• _Instruction_:
For every line in the data below that contains "matplotlib", copy the line.

• _Records to process_:
* * *

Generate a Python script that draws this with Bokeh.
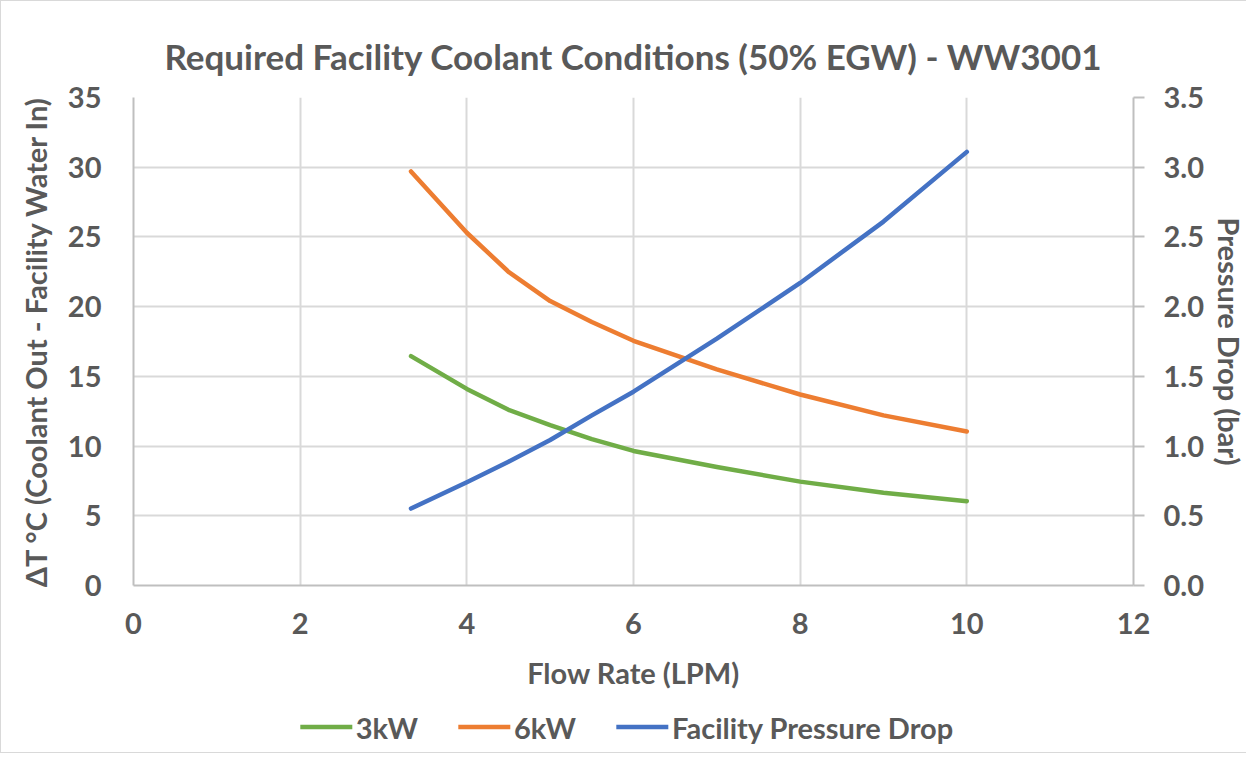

* * *

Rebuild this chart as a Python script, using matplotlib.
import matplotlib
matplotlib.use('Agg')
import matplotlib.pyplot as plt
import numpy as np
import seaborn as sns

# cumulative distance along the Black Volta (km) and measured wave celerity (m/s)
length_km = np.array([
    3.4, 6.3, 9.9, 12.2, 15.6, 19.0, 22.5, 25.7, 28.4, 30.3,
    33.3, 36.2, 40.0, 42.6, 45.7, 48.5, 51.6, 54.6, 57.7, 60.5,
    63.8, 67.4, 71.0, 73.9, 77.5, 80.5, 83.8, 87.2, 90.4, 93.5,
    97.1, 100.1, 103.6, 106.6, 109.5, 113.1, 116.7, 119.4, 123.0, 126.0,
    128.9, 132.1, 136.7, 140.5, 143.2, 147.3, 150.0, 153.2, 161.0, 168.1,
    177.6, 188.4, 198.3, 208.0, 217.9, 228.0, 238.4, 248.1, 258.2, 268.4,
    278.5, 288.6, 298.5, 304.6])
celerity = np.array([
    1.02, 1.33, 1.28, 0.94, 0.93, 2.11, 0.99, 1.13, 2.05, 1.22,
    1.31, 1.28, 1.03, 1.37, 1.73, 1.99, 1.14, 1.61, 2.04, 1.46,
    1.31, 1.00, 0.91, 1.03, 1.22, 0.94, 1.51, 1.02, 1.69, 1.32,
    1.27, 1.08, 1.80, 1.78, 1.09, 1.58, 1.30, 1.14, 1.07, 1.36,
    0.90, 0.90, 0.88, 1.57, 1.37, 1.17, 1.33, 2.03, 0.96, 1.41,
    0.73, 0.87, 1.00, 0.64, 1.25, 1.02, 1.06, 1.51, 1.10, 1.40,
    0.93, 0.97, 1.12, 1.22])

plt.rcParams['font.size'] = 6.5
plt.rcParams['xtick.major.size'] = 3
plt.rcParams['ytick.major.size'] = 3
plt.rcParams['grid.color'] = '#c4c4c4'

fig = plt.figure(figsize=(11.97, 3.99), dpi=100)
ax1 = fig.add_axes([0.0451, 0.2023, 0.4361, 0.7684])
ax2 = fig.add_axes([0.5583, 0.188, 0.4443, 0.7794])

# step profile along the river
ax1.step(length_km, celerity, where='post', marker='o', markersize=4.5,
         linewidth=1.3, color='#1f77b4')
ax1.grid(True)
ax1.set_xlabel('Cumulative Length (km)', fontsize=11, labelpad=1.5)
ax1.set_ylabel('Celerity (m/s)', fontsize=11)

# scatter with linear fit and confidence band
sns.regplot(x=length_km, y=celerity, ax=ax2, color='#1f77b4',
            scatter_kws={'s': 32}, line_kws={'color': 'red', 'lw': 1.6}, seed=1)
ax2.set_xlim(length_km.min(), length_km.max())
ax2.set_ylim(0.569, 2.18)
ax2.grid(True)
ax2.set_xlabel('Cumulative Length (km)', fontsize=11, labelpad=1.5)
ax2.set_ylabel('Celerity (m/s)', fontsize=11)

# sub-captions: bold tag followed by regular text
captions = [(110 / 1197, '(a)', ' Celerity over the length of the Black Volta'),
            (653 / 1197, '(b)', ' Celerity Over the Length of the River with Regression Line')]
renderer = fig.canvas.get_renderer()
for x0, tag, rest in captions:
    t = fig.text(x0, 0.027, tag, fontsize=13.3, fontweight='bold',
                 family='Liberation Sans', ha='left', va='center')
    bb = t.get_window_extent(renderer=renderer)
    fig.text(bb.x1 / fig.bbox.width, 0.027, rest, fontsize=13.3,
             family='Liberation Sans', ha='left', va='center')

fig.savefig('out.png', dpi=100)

* * *

• _Response for this exercise_:
Rebuild this chart as a Python script, using matplotlib.
import matplotlib
matplotlib.use('Agg')
import matplotlib.pyplot as plt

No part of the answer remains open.